The controversial Public Universities Bill has been re-introduced in Parliament.
Parliament is expected to consider the bill at the second reading stage today.
The Bill which seeks to harmonise the governance, operations and administration of Public Universities in the country has generated controversy and criticism from stakeholders in the education sector since its introduction.
While some contend that the Bill seeks to take away academic freedom and the autonomy of public universities, the Education Ministry has argued that it will harmonise the management of public universities.
Akatsi North MP, Peter Nortsu Kotoesaid the Education Committee recommended to the government to pull the brake on the passage of the bill to allow further consultation.
“The Committee on Education looked at the Public Universities Bill and we have recommended that in view of the criticism and the number of petitions that we have received it will be better for government to hold on with the passing of the bill because there is a need for greater consultation.”

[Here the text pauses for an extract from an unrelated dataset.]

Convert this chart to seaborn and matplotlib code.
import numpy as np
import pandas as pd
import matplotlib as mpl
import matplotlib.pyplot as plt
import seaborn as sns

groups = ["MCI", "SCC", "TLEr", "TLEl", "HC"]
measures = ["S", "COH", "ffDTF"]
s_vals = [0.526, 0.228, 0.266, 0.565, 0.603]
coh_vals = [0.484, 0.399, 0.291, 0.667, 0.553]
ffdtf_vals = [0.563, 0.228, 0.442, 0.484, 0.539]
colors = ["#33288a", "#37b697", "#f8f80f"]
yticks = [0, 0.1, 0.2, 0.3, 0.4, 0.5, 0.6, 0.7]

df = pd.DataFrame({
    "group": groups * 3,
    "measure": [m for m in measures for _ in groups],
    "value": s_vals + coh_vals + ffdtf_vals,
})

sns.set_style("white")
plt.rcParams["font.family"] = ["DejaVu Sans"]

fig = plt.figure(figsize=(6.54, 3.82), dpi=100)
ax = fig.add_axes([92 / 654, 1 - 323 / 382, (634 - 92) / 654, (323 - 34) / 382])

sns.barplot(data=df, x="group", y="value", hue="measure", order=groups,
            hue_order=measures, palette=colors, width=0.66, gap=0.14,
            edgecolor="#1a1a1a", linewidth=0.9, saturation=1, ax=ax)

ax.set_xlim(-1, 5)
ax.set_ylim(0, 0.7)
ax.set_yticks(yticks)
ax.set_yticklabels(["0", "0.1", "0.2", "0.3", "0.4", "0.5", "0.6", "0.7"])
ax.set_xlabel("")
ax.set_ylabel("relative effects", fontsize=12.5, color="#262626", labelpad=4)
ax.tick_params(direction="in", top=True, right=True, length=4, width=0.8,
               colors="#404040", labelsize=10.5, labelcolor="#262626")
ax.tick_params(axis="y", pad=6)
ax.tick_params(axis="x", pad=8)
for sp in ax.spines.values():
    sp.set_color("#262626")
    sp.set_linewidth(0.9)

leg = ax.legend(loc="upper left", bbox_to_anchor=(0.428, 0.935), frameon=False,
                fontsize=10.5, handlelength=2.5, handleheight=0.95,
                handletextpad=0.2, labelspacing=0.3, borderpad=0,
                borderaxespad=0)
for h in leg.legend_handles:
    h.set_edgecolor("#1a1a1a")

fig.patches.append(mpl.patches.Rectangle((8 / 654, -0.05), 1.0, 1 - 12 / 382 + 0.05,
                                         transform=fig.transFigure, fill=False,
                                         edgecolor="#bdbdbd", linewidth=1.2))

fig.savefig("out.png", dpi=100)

He said with barely two weeks for the House to break for campaign activities in connection with the December 7 polls, it will also be impossible for the bill to be considered by the 7th Parliament.

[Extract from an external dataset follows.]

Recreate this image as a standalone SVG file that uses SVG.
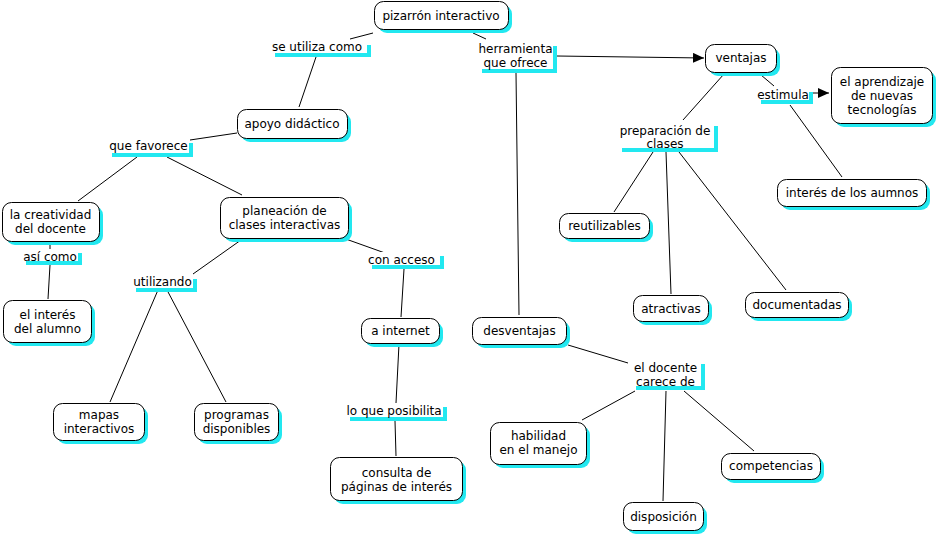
<svg xmlns="http://www.w3.org/2000/svg" width="938" height="536" viewBox="0 0 938 536">
<defs>
<style>
text{font-family:"DejaVu Sans","Verdana","Liberation Sans",sans-serif;font-size:12px;fill:#000;text-anchor:middle}
.box{fill:#fff;stroke:#000;stroke-width:1}
.sh{fill:#22e8f0}
.lb{fill:#fff}
.c{stroke:#000;stroke-width:1;fill:none}
</style>
<marker id="arr" markerWidth="11" markerHeight="10" refX="11" refY="5" orient="auto" markerUnits="userSpaceOnUse">
<path d="M0,0 L11,5 L0,10 z" fill="#000"/>
</marker>
</defs>
<rect width="938" height="536" fill="#fff"/>

<g id="connectors">
<line class="c" x1="350" y1="39" x2="373" y2="33"/>
<line class="c" x1="316" y1="57" x2="299" y2="107"/>
<line class="c" x1="473" y1="33" x2="486" y2="39"/>
<line class="c" x1="557" y1="56" x2="704" y2="58" marker-end="url(#arr)"/>
<line class="c" x1="516" y1="73" x2="519" y2="315"/>
<line class="c" x1="190" y1="140" x2="237" y2="133"/>
<line class="c" x1="137" y1="157" x2="78" y2="201"/>
<line class="c" x1="167" y1="157" x2="242" y2="195"/>
<line class="c" x1="50" y1="242" x2="50" y2="250"/>
<line class="c" x1="50" y1="265" x2="48" y2="299"/>
<line class="c" x1="241" y1="240" x2="193" y2="274"/>
<line class="c" x1="343" y1="238" x2="385" y2="253"/>
<line class="c" x1="158" y1="290" x2="110" y2="402"/>
<line class="c" x1="167" y1="290" x2="226" y2="402"/>
<line class="c" x1="404" y1="269" x2="401" y2="317"/>
<line class="c" x1="399" y1="344" x2="396" y2="403"/>
<line class="c" x1="395" y1="421" x2="396" y2="456"/>
<line class="c" x1="568" y1="345" x2="628" y2="363"/>
<line class="c" x1="635" y1="391" x2="582" y2="420"/>
<line class="c" x1="666" y1="391" x2="663" y2="501"/>
<line class="c" x1="684" y1="391" x2="754" y2="451"/>
<line class="c" x1="724" y1="74" x2="683" y2="120"/>
<line class="c" x1="761" y1="75" x2="774" y2="86"/>
<line class="c" x1="813" y1="93" x2="829" y2="93" marker-end="url(#arr)"/>
<line class="c" x1="790" y1="105" x2="842" y2="177"/>
<line class="c" x1="653" y1="152" x2="614" y2="212"/>
<line class="c" x1="666" y1="152" x2="671" y2="294"/>
<line class="c" x1="679" y1="152" x2="786" y2="290"/>
</g>

<g id="link-se-utiliza-como"><rect class="sh" x="275" y="45" width="96" height="12"/><rect class="lb" x="271" y="41" width="96" height="12"/><text x="317" y="51">se utiliza como</text></g>
<g id="link-herramienta"><rect class="sh" x="482" y="46" width="75" height="27"/><rect class="lb" x="478" y="42" width="75" height="27"/><text x="515.5" y="53">herramienta</text><text x="515.5" y="67">que ofrece</text></g>
<g id="link-que-favorece"><rect class="sh" x="112" y="143" width="81" height="14"/><rect class="lb" x="108" y="139" width="81" height="14"/><text x="148.5" y="150">que favorece</text></g>
<g id="link-asi-como"><rect class="sh" x="26" y="253" width="56" height="12"/><rect class="lb" x="22" y="249" width="56" height="12"/><text x="50" y="260.5">así como</text></g>
<g id="link-utilizando"><rect class="sh" x="136" y="279" width="61" height="13"/><rect class="lb" x="132" y="275" width="61" height="13"/><text x="162.5" y="286">utilizando</text></g>
<g id="link-con-acceso"><rect class="sh" x="372" y="256" width="72" height="13"/><rect class="lb" x="368" y="252" width="72" height="13"/><text x="401.5" y="264">con acceso</text></g>
<g id="link-lo-que-posibilita"><rect class="sh" x="350" y="407" width="97" height="14"/><rect class="lb" x="346" y="403" width="97" height="14"/><text x="394" y="415">lo que posibilita</text></g>
<g id="link-el-docente"><rect class="sh" x="636" y="364" width="69" height="26"/><rect class="lb" x="632" y="360" width="69" height="26"/><text x="665.5" y="372">el docente</text><text x="665.5" y="386">carece de</text></g>
<g id="link-preparacion"><rect class="sh" x="622" y="126" width="96" height="26"/><rect class="lb" x="618" y="122" width="96" height="26"/><text x="665" y="135">preparación de</text><text x="665" y="148">clases</text></g>
<g id="link-estimula"><rect class="sh" x="761" y="92" width="52" height="12"/><rect class="lb" x="757" y="88" width="52" height="12"/><text x="783" y="99">estimula</text></g>

<g id="n-pizarron"><rect class="sh" x="378" y="5" width="134" height="28" rx="9"/><rect class="box" x="374.5" y="1.5" width="134" height="28" rx="9"/><text x="441" y="19.5">pizarrón interactivo</text></g>
<g id="n-apoyo"><rect class="sh" x="241" y="113" width="110" height="29" rx="9"/><rect class="box" x="237.5" y="109.5" width="110" height="29" rx="9"/><text x="292" y="128">apoyo didáctico</text></g>
<g id="n-creatividad"><rect class="sh" x="6" y="206" width="97" height="39" rx="9"/><rect class="box" x="2.5" y="202.5" width="97" height="39" rx="9"/><text x="50.5" y="219">la creatividad</text><text x="50.5" y="233">del docente</text></g>
<g id="n-interes-alumno"><rect class="sh" x="7" y="304" width="88" height="42" rx="9"/><rect class="box" x="3.5" y="300.5" width="88" height="42" rx="9"/><text x="47.5" y="318.5">el interés</text><text x="47.5" y="332.5">del alumno</text></g>
<g id="n-planeacion"><rect class="sh" x="224" y="201" width="128" height="41" rx="9"/><rect class="box" x="220.5" y="197.5" width="128" height="41" rx="9"/><text x="284.5" y="215">planeación de</text><text x="284.5" y="229">clases interactivas</text></g>
<g id="n-mapas"><rect class="sh" x="57" y="407" width="91" height="37" rx="9"/><rect class="box" x="53.5" y="403.5" width="91" height="37" rx="9"/><text x="99" y="418.5">mapas</text><text x="99" y="432.5">interactivos</text></g>
<g id="n-programas"><rect class="sh" x="198" y="407" width="84" height="37" rx="9"/><rect class="box" x="194.5" y="403.5" width="84" height="37" rx="9"/><text x="236.5" y="418.5">programas</text><text x="236.5" y="432.5">disponibles</text></g>
<g id="n-internet"><rect class="sh" x="365" y="322" width="78" height="25" rx="9"/><rect class="box" x="361.5" y="318.5" width="78" height="25" rx="9"/><text x="400.5" y="335">a internet</text></g>
<g id="n-consulta"><rect class="sh" x="334" y="461" width="132" height="43" rx="9"/><rect class="box" x="330.5" y="457.5" width="132" height="43" rx="9"/><text x="396.5" y="476.5">consulta de</text><text x="396.5" y="490.5">páginas de interés</text></g>
<g id="n-desventajas"><rect class="sh" x="476" y="321" width="94" height="27" rx="9"/><rect class="box" x="472.5" y="317.5" width="94" height="27" rx="9"/><text x="519.5" y="334.5">desventajas</text></g>
<g id="n-habilidad"><rect class="sh" x="494" y="426" width="96" height="42" rx="9"/><rect class="box" x="490.5" y="422.5" width="96" height="42" rx="9"/><text x="538.5" y="439.5">habilidad</text><text x="538.5" y="454">en el manejo</text></g>
<g id="n-disposicion"><rect class="sh" x="627" y="506" width="80" height="28" rx="9"/><rect class="box" x="623.5" y="502.5" width="80" height="28" rx="9"/><text x="663.5" y="520.5">disposición</text></g>
<g id="n-competencias"><rect class="sh" x="725" y="457" width="99" height="26" rx="9"/><rect class="box" x="721.5" y="453.5" width="99" height="26" rx="9"/><text x="771" y="470">competencias</text></g>
<g id="n-ventajas"><rect class="sh" x="709" y="48" width="71" height="28" rx="9"/><rect class="box" x="705.5" y="44.5" width="71" height="28" rx="9"/><text x="741" y="62">ventajas</text></g>
<g id="n-aprendizaje"><rect class="sh" x="835" y="71" width="101" height="56" rx="9"/><rect class="box" x="831.5" y="67.5" width="101" height="56" rx="9"/><text x="882" y="86">el aprendizaje</text><text x="882" y="100">de nuevas</text><text x="882" y="114">tecnologías</text></g>
<g id="n-interes-aumnos"><rect class="sh" x="781" y="183" width="149" height="27" rx="9"/><rect class="box" x="777.5" y="179.5" width="149" height="27" rx="9"/><text x="852" y="197">interés de los aumnos</text></g>
<g id="n-reutilizables"><rect class="sh" x="563" y="217" width="90" height="25" rx="9"/><rect class="box" x="559.5" y="213.5" width="90" height="25" rx="9"/><text x="604.5" y="230">reutilizables</text></g>
<g id="n-atractivas"><rect class="sh" x="637" y="299" width="75" height="26" rx="9"/><rect class="box" x="633.5" y="295.5" width="75" height="26" rx="9"/><text x="671" y="312.5">atractivas</text></g>
<g id="n-documentadas"><rect class="sh" x="749" y="296" width="103" height="25" rx="9"/><rect class="box" x="745.5" y="292.5" width="103" height="25" rx="9"/><text x="797" y="308.5">documentadas</text></g>
</svg>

“It will not feature in the bills we will be looking at for this meeting of Parliament.
“I have already said on many occasions that that Bill was not necessary and it was going to stifle the freedom of the universities and academics so government should redraw it.
“So I have been on that position long ago so if it does not go through, the better for the government,” he added.
About the bill
According to framers of the Public Universities Bill, it seeks to harmonise the finances, administration and governance structure of public universities.

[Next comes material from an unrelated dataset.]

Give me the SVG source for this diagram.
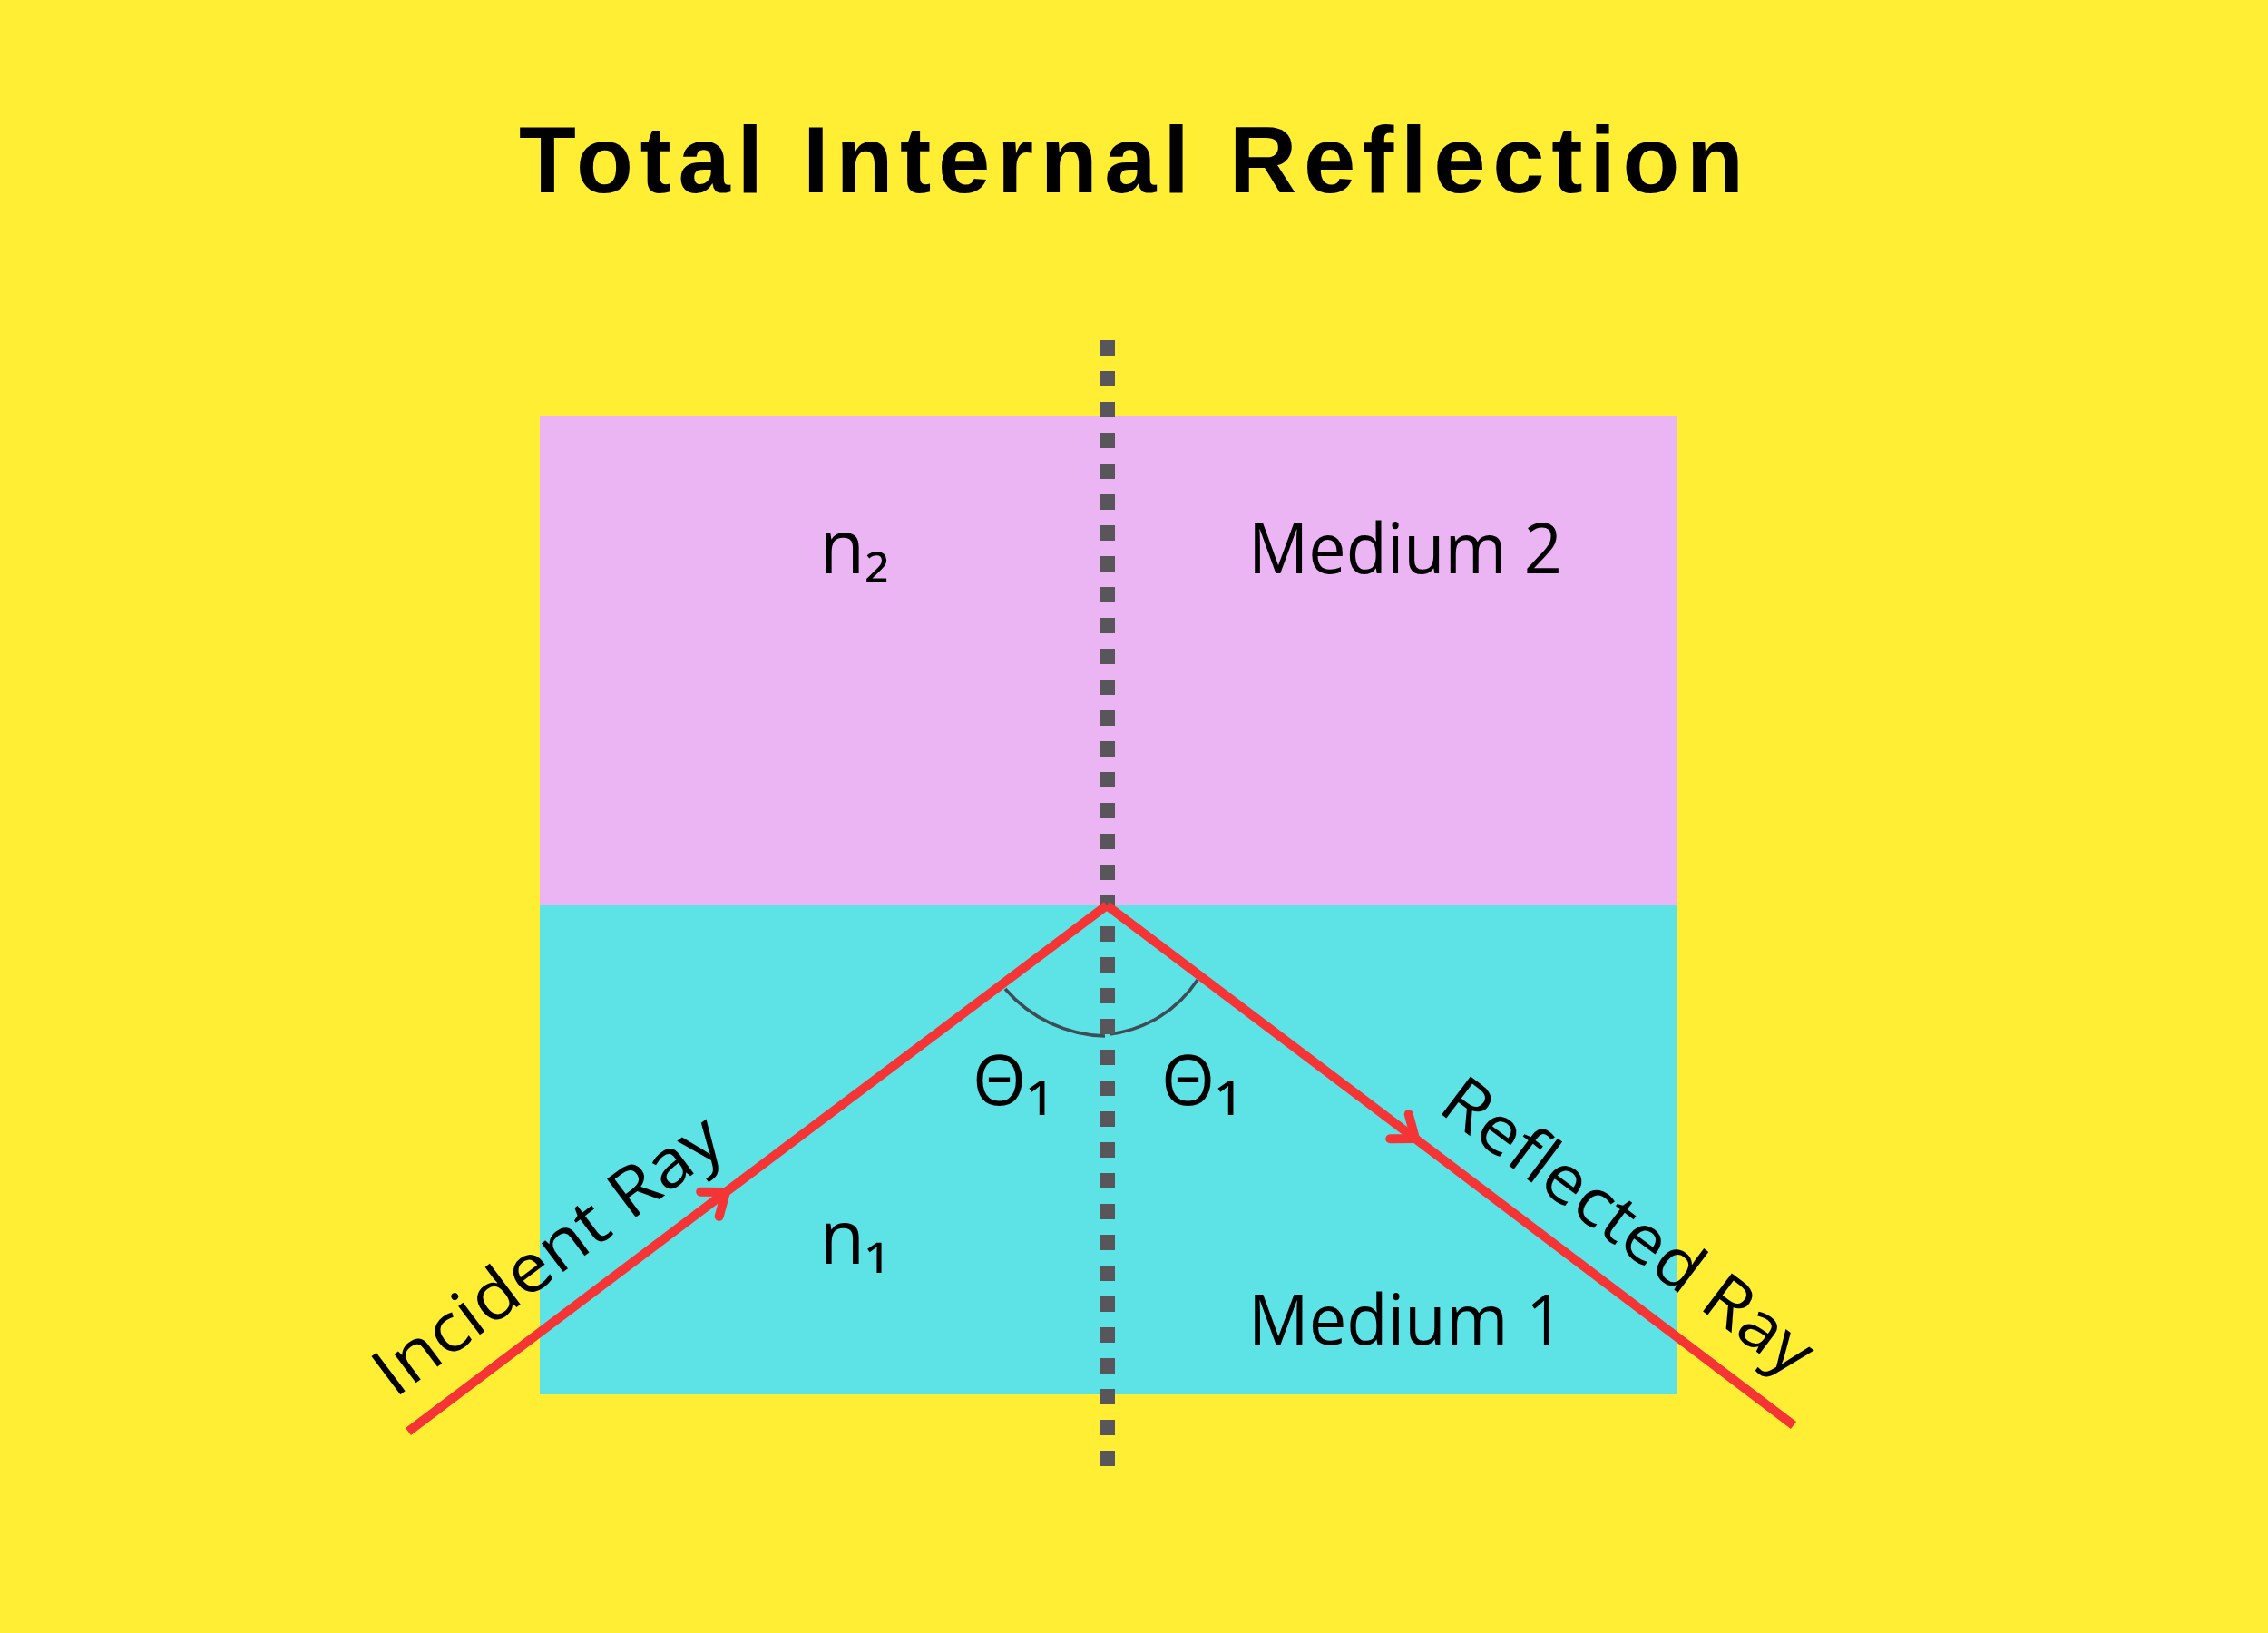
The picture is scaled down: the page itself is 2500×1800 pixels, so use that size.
<svg xmlns="http://www.w3.org/2000/svg" width="2500" height="1800" viewBox="0 0 2500 1800">
  <defs>
    <style>
      .lbl { font-family: "Open Sans", "Liberation Sans", "DejaVu Sans", sans-serif; fill: #000000; }
      .title { font-family: "Liberation Sans", "Open Sans", sans-serif; font-weight: 700; fill: #000000; }
      .ray { stroke: #F53535; stroke-width: 10; fill: none; stroke-linecap: butt; stroke-linejoin: round; }
      .arc { stroke: #3E4C55; stroke-width: 3.5; fill: none; }
    </style>
    <marker id="chev" markerUnits="userSpaceOnUse" markerWidth="60" markerHeight="60" refX="0" refY="0" viewBox="-30 -30 60 60" orient="auto" overflow="visible">
      <path d="M-22,-17 L0,0 L-22,17" fill="none" stroke="#F53535" stroke-width="10" stroke-linecap="round" stroke-linejoin="round"/>
    </marker>
  </defs>

  <rect x="0" y="0" width="2500" height="1800" fill="#FFEE33"/>

  <text class="title" x="572" y="212" font-size="103" textLength="1350" lengthAdjust="spacing">Total Internal Reflection</text>

  <g id="medium2">
    <rect x="595" y="458" width="1253" height="540" fill="#EBB5F3"/>
    <text class="lbl" x="1376" y="632" font-size="77" textLength="346" lengthAdjust="spacingAndGlyphs">Medium 2</text>
    <text class="lbl" x="903" y="632" font-size="82">n<tspan font-size="78">₂</tspan></text>
  </g>

  <g id="medium1">
    <rect x="595" y="998" width="1253" height="539" fill="#5DE2E6"/>
    <text class="lbl" x="1376" y="1482" font-size="77" textLength="348" lengthAdjust="spacingAndGlyphs">Medium 1</text>
    <text class="lbl" x="903" y="1393" font-size="82">n<tspan font-size="78">₁</tspan></text>
  </g>

  <g id="angles">
    <path class="arc" d="M1108,1090 A150,150 0 0,0 1218,1142"/>
    <path class="arc" d="M1223,1140 A135,135 0 0,0 1320,1080"/>
    <text class="lbl" x="1072" y="1218" font-size="76">Θ<tspan font-size="86">₁</tspan></text>
    <text class="lbl" x="1280" y="1218" font-size="76">Θ<tspan font-size="86">₁</tspan></text>
  </g>

  <g id="connectors">
    <line id="normal" x1="1220.5" y1="375" x2="1220.5" y2="1616" stroke="#58555B" stroke-width="17" stroke-dasharray="17 17"/>
    <path id="incident" class="ray" d="M450,1578 L800,1314 L1220,998" marker-mid="url(#chev)"/>
    <path id="reflected" class="ray" d="M1220,998 L1560,1255 L1977,1571" marker-mid="url(#chev)"/>
  </g>

  <g id="ray-labels">
    <text class="lbl" font-size="74" transform="translate(435,1542) rotate(-37)" textLength="460" lengthAdjust="spacingAndGlyphs">Incident Ray</text>
    <text class="lbl" font-size="74" transform="translate(1583,1224) rotate(37)" textLength="492" lengthAdjust="spacingAndGlyphs">Reflected Ray</text>
  </g>
</svg>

The Bill, when passed, will give the government power to appoint the majority of members of the University Council.
The Council then has the power to appoint and fire public university officials.
The Bill also gives the President the power to dissolve the university council which will now have the power to appoint a chancellor.
It also gives effect to the University Council to control the finances of the university and determine the allocation of funds.
In addition, there is a proposal to rename four public universities after various personalities.